En référence à une statue dont un modèle se trouve dans les couloirs du palais de justice de Paris, on dit souvent que la justice est aveugle. Hier, elle était muette. Une seconde partie du réquisitoire sans le son.
Une salle comble où comme tous les jours, les proches d’Yvan Colonna et les amis de la famille Erignac avaient pris place afin d’entendre la voix de l’accusation. Tous, comme les journalistes, les avocats étaient pris d’une curieuse manie. Mettre les mains derrière les oreilles pour tenter de comprendre, de saisir un mot de ce monologue interminable. Peine perdue, malgré les signes adressés à la cour d’assises pour tenter de remédier à cet état de fait, il a fallu se faire une raison. Pendant deux heures, le parquet général est remonté au temps du cinéma muet.
Le matin, l’accusation était représentée par Alexandre Plantevin. L’avocat général a évoqué le parcours du militant Colonna, fermé les portes à tous les arguments que la défense va développer lors de ses plaidoiries, reconnu très adroitement que si des « erreurs, des fautes, des maladresses des errements ont été commis dans la procédure » cela ne serait remettre en cause la solidité des mises en cause des membres du commando et de leurs épouses.
A la suspension d’audience tous les avocats, y compris ceux d’Yvan Colonna, ont reconnu qu’Alexandre Plantevin avait fait du bon travail, digne d’un magistrat de l’accusation. On pouvait s’attendre que sa collègue, Annie Grenier, plus haut dans la hiérarchie et à qui revenait la tache de prononcer le quantum de la peine, se situe au moins au même niveau d’efficacité.
Nous avons eu l’image, pas le son.
Comment dans un procès d’une telle nature, à l’enjeu si important, le troisième contre Yvan Colonna, le cinquième dans le dossier Erignac, le parquet général de Paris ose présenter en audience publique un tel naufrage ? Pourquoi, dans des salles d’audience, certes mal équipées sur le plan de la sonorisation, les avocats et les magistrats du siège arrivent toujours à se faire entendre, alors que les avocats généraux sont souvent inaudibles. Le même constat avait été fait durant le réquisitoire de l’affaire Clearstream.

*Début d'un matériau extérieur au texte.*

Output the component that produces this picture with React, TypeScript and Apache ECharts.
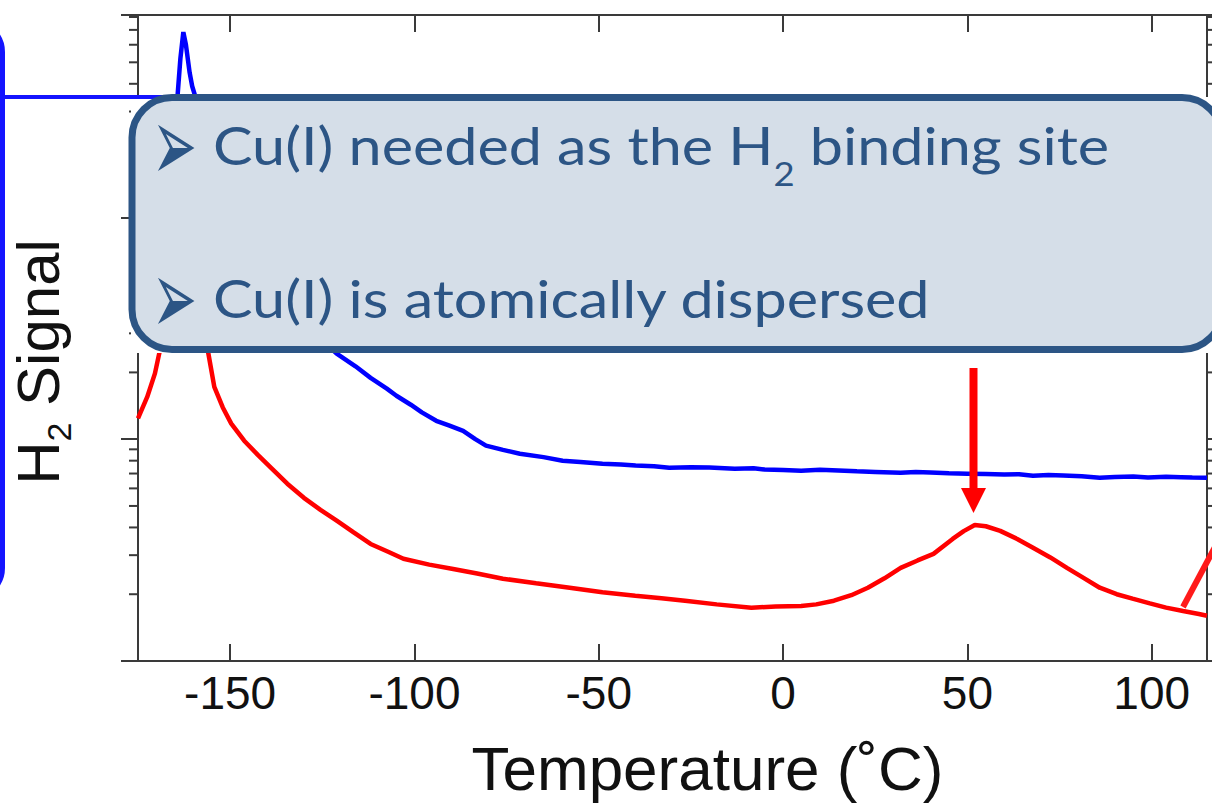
import React, { useEffect, useRef } from "react";
import * as echarts from "echarts";

// ---- axis ranges / ticks ----
const xMin = -175;
const xMax = 115;
const yMin = 1;
const yMax = 817;
const yMinorTicks = [2, 3, 4, 5, 6, 7, 8, 9, 20, 30, 40, 50, 60, 70, 80, 90, 200, 300, 400, 500, 600, 700, 800];

// ---- texts ----
const xTitle = "Temperature (˚C)";
const yTitleParts = ["H", "2", " Signal"];
const bullet = "➢";
const line1Parts = ["Cu(I) needed as the H", "2", " binding site"];
const line2 = "Cu(I) is atomically dispersed";

// ---- blue trace (temperature °C, H2 signal) ----
const blueTemp = [
  -175, -170, -167, -165, -164.3, -163.5, -162.7, -162, -161, -160.3, -159.4, -158, -156, -153, -150,
  -145, -140, -135, -130, -125, -121.1, -116, -111.9, -107.5, -104.9, -101, -98, -94.1, -90.5, -86.8,
  -83.5, -80.6, -76, -71.4, -65, -59.8, -55, -49, -44, -40, -35, -30.9, -25, -20, -13.1, -8, -5,
  0, 4.9, 10, 15, 20, 25, 31.9, 36, 40, 45, 50, 55, 60, 64, 67.8, 72, 76, 81, 85.9, 90, 95, 99,
  103.9, 108, 111, 115,
];
const blueSignal = [
  80, 100, 150, 250, 348, 520, 684, 600, 450, 390, 348, 270, 190, 130, 95,
  68, 52, 41, 33, 27.8, 24.3, 21.3, 18.9, 16.9, 15.7, 14.3, 13.2, 12.1, 11.5, 10.9,
  10.0, 9.35, 8.95, 8.6, 8.3, 8.0, 7.9, 7.75, 7.68, 7.6, 7.55, 7.43, 7.47, 7.45, 7.36, 7.4, 7.3,
  7.26, 7.21, 7.28, 7.23, 7.16, 7.12, 7.06, 7.12, 7.08, 7.02, 6.99, 6.96, 6.93, 6.95, 6.84, 6.9, 6.86,
  6.8, 6.7, 6.76, 6.78, 6.72, 6.77, 6.74, 6.71, 6.7,
];

// ---- red trace (temperature °C, H2 signal) ----
const redTemp = [
  -175, -172.5, -170.4, -168.5, -166.5, -164.5, -163, -161.5, -159.5, -157.5, -156.2, -154.3, -152,
  -149.7, -146.2, -142.5, -138.9, -134.5, -130, -125.5, -121.1, -116.5, -111.9, -107, -103, -96,
  -89.5, -83, -76, -67, -57.9, -49, -40.1, -33, -26.6, -18, -8.6, -2, 4.9, 9, 13.8, 18.5, 23,
  27.5, 31.9, 36.5, 40.8, 46, 49, 52, 55, 58.9, 63.5, 67.8, 72.5, 77, 81.5, 85.9, 90.5, 94.8,
  99.5, 103.9, 108.5, 112.8, 115,
];
const redSignal = [
  12.4, 15.5, 19.8, 27.8, 45, 90, 130, 100, 55, 34, 25.9, 17.2, 13.9,
  11.75, 9.84, 8.5, 7.43, 6.3, 5.44, 4.8, 4.29, 3.8, 3.37, 3.1, 2.89, 2.72,
  2.6, 2.48, 2.35, 2.24, 2.14, 2.04, 1.97, 1.92, 1.87, 1.8, 1.74, 1.76, 1.77, 1.8, 1.87, 1.98, 2.14,
  2.36, 2.63, 2.84, 3.04, 3.55, 3.85, 4.1, 4.05, 3.86, 3.55, 3.24, 2.93, 2.63, 2.37, 2.14, 2.0, 1.91,
  1.82, 1.74, 1.68, 1.63, 1.6,
];

const AXIS = "#3a3a3a";
const TXT = "#111111";
const SLIDE_BLUE = "#2c5585";

export default function App() {
  const ref = useRef<HTMLDivElement>(null);

  useEffect(() => {
    if (!ref.current) return;
    const chart = echarts.init(ref.current, undefined, { renderer: "svg" });

    const blueData = blueTemp.map((t, i) => [t, blueSignal[i]]);
    const redData = redTemp.map((t, i) => [t, redSignal[i]]);

    const xAxisCommon = {
      type: "value",
      min: xMin,
      max: xMax,
      splitLine: { show: false },
      axisLine: { show: true, onZero: false, lineStyle: { color: AXIS, width: 2 } },
      axisTick: { show: true, inside: true, length: 17, lineStyle: { color: AXIS, width: 2 } },
    };
    const yAxisCommon = {
      type: "log",
      logBase: 10,
      min: yMin,
      max: yMax,
      splitLine: { show: false },
      minorTick: { show: false },
      axisLabel: { show: false },
      axisLine: { show: true, onZero: false, lineStyle: { color: AXIS, width: 2 } },
      axisTick: { show: true, inside: false, length: 17, lineStyle: { color: AXIS, width: 2 } },
    };

    const option: any = {
      animation: false,
      backgroundColor: "#ffffff",
      grid: { left: 132, right: 5, top: 15, bottom: 142, containLabel: false },
      xAxis: [
        {
          ...xAxisCommon,
          position: "bottom",
          axisLabel: {
            show: true,
            fontFamily: "Liberation Sans",
            fontSize: 46,
            color: TXT,
            margin: 9,
            showMinLabel: false,
            showMaxLabel: false,
          },
          name: xTitle,
          nameLocation: "middle",
          nameGap: 76,
          nameMoveOverlap: false,
          nameTextStyle: {
            fontFamily: "Liberation Sans",
            fontSize: 62,
            color: TXT,
            padding: [0, 0, 0, 70],
          },
        },
        { ...xAxisCommon, position: "top", axisLabel: { show: false } },
      ],
      yAxis: [
        {
          ...yAxisCommon,
          position: "left",
          name: `{m|${yTitleParts[0]}}{s|${yTitleParts[1]}}{m|${yTitleParts[2]}}`,
          nameLocation: "middle",
          nameRotate: 90,
          nameGap: 62,
          nameMoveOverlap: false,
          nameTextStyle: {
            fontFamily: "Liberation Sans",
            fontSize: 60,
            color: TXT,
            padding: [0, 48, 0, 0],
            rich: {
              m: { fontFamily: "Liberation Sans", fontSize: 60, color: TXT, lineHeight: 66 },
              s: { fontFamily: "Liberation Sans", fontSize: 34, color: TXT, padding: [42, 0, 0, 0] },
            },
          },
        },
        { ...yAxisCommon, position: "right" },
      ],
      series: [
        {
          type: "line",
          data: blueData,
          xAxisIndex: 0,
          yAxisIndex: 0,
          showSymbol: false,
          symbol: "none",
          lineStyle: { color: "#0000ff", width: 4.5 },
          z: 3,
        },
        {
          type: "line",
          data: redData,
          xAxisIndex: 0,
          yAxisIndex: 0,
          showSymbol: false,
          symbol: "none",
          lineStyle: { color: "#ff0000", width: 4.5 },
          z: 3,
        },
        {
          type: "custom",
          xAxisIndex: 0,
          yAxisIndex: 0,
          silent: true,
          clip: false,
          encode: { x: 0, y: 1 },
          data: yMinorTicks.map((v) => [xMin, v]),
          z: 4,
          renderItem: (params: any, api: any) => {
            const v = api.value(1);
            const pl = api.coord([xMin, v]);
            const pr = api.coord([xMax, v]);
            const st = { stroke: AXIS, lineWidth: 2 };
            return {
              type: "group",
              children: [
                { type: "line", shape: { x1: pl[0] - 9, y1: pl[1], x2: pl[0], y2: pl[1] }, style: st },
                { type: "line", shape: { x1: pr[0], y1: pr[1], x2: pr[0] + 9, y2: pr[1] }, style: st },
              ],
            };
          },
        },
      ],
      graphic: [
        // left slide frame (blue rounded box, mostly cropped)
        {
          type: "rect",
          z: 100,
          shape: { x: -400, y: 22, width: 402.5, height: 576, r: 30 },
          style: { fill: "none", stroke: "#1414ff", lineWidth: 5 },
        },
        // white backing behind the callout
        {
          type: "rect",
          z: 101,
          shape: { x: 131, y: 97, width: 1090, height: 256 },
          style: { fill: "#ffffff" },
        },
        // blue connector line
        {
          type: "line",
          z: 102,
          shape: { x1: 0, y1: 97, x2: 172, y2: 97 },
          style: { stroke: "#1414ff", lineWidth: 4 },
        },
        // callout box
        {
          type: "rect",
          z: 103,
          shape: { x: 132, y: 97.5, width: 1090, height: 252, r: 40 },
          style: { fill: "#d5dee8", stroke: SLIDE_BLUE, lineWidth: 7 },
        },
        {
          type: "text",
          z: 104,
          x: 152,
          y: 144,
          scaleX: 1.12,
          scaleY: 2.2,
          style: {
            text: bullet,
            fontFamily: "DejaVu Sans",
            fontSize: 48,
            fill: SLIDE_BLUE,
            align: "left",
            verticalAlign: "middle",
          },
        },
        {
          type: "text",
          z: 104,
          x: 213,
          y: 145,
          scaleX: 1.14,
          style: {
            text: `{m|${line1Parts[0]}}{s|${line1Parts[1]}}{m|${line1Parts[2]}}`,
            align: "left",
            verticalAlign: "middle",
            rich: {
              m: { fontFamily: "Lato", fontSize: 52, fill: SLIDE_BLUE, lineHeight: 60 },
              s: { fontFamily: "Lato", fontSize: 32, fill: SLIDE_BLUE, padding: [56, 0, 0, 0] },
            },
          },
        },
        {
          type: "text",
          z: 104,
          x: 152,
          y: 297,
          scaleX: 1.12,
          scaleY: 2.2,
          style: {
            text: bullet,
            fontFamily: "DejaVu Sans",
            fontSize: 48,
            fill: SLIDE_BLUE,
            align: "left",
            verticalAlign: "middle",
          },
        },
        {
          type: "text",
          z: 104,
          x: 213,
          y: 298,
          scaleX: 1.14,
          style: {
            text: line2,
            fontFamily: "Lato",
            fontSize: 52,
            fill: SLIDE_BLUE,
            align: "left",
            verticalAlign: "middle",
          },
        },
        // red arrow pointing at the peak
        {
          type: "line",
          z: 104,
          shape: { x1: 973.5, y1: 368, x2: 973.5, y2: 492 },
          style: { stroke: "#ff0000", lineWidth: 8 },
        },
        {
          type: "polygon",
          z: 104,
          shape: { points: [[961, 488], [986, 488], [973.5, 513]] },
          style: { fill: "#ff0000" },
        },
        // red diagonal pointer at lower right
        {
          type: "line",
          z: 104,
          shape: { x1: 1183, y1: 607, x2: 1216, y2: 545 },
          style: { stroke: "#ff1a1a", lineWidth: 6 },
        },
      ],
    };

    chart.setOption(option);
    return () => chart.dispose();
  }, []);

  return (
    <div
      ref={ref}
      style={{ position: "absolute", left: 0, top: 0, width: 1212, height: 804, background: "#fff" }}
    />
  );
}
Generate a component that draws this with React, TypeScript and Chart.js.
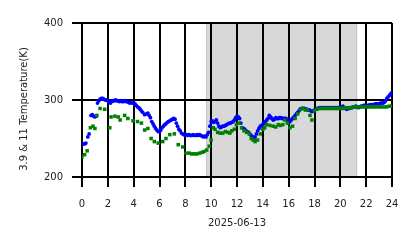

Faut-il parler d’une accusation du bout des lèvres ?
Mais là ne s’arrête pas notre agacement. Durant deux heures, Annie Grenier s’est contentée de reprendre les pièces de la procédure. Comme si le procès n’avait pas eu lieu. Pas un mot sur le transport de justice du 6 juin, pas un mot sur la vrai fausse lettre de menace d’Y Colonna à Pierre Alessandri.
Après ces deux heures où la voix de l’avocate générale ne fût qu’un bruit de fonds, tout le monde est sortie de cette audience atterrée. Pour la première fois, des avocats de la défense se sont déclarés dans l’impossibilité de commenter un réquisitoire qu’il n’avait pas entendu.
Espérons que la cour à qui ces réquisitions étaient destinées n’a pas été dans le même brouillard que nous.
Mais dans un procès, si l’accusé est en droit de savoir pourquoi il a été condamné ou acquitté, il est aussi en droit d’entendre les charges qui pèsent contre lui.